A simple test executable test_dynamic_pools executable exercises the 
pool. There are Ada 95, Ada 2005, and Ada 2012 versions of this test driver.

In addition, there are binary_trees test executables with two different
implementations of a benchmark test, for Ada 95,  Ada 2005 and Ada 2012.

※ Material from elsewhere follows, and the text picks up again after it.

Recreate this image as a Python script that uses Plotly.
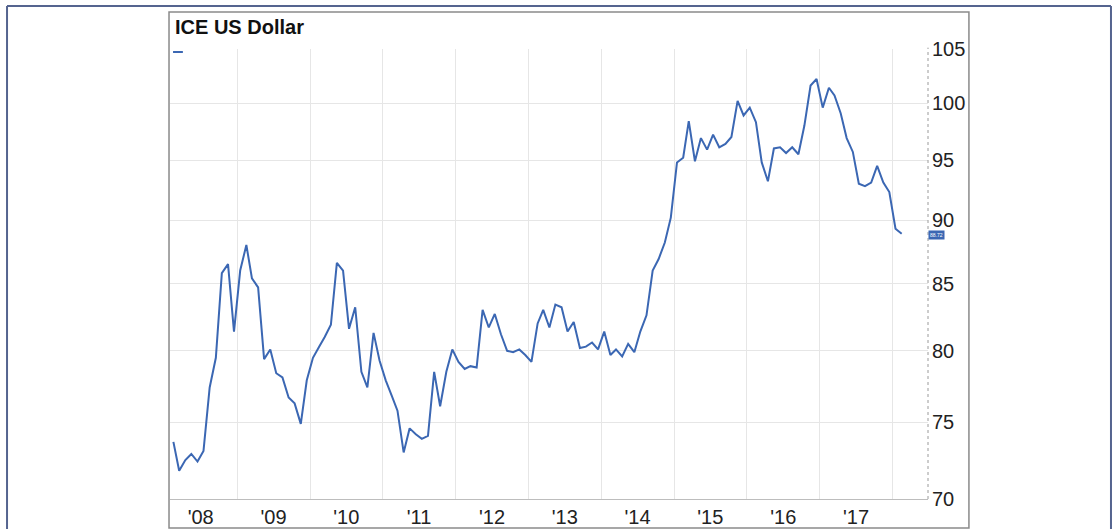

    - the implementations (bounded and unbounded) under the folder;
        binary_tree_benchmark_using_access_types_with_dedicated_pools
      performs all allocations using the new operator and relies on
      Ada's access type finalization to release all objects from the
      subpool. This test utilizes the Basic_Dynamic_Pools package,
      and has been found to give the best test results for this
      benchmark in Ada 95, Ada 2005 and Ada 2012 
    - the implementations (bounded and unbounded) under the folder;
       binary_tree_benchmark_using_subpool_deallocations performs all
       allocations using the Ada 2012 subpool allocator syntax,
       or Deepend's Allocate generic for Ada 2005, rather than using
       the traditional "new" operator with Ada 83 syntax.

8.0 WHY DEEPEND?
================
  1) Its the end of the pool you'd expect to go to, if the pool is to 
     have subs floating in it.
  2) Hopefully it can be used to write deependable software.
  3) Hopefully it doesn't mean this is something the author has gone off of.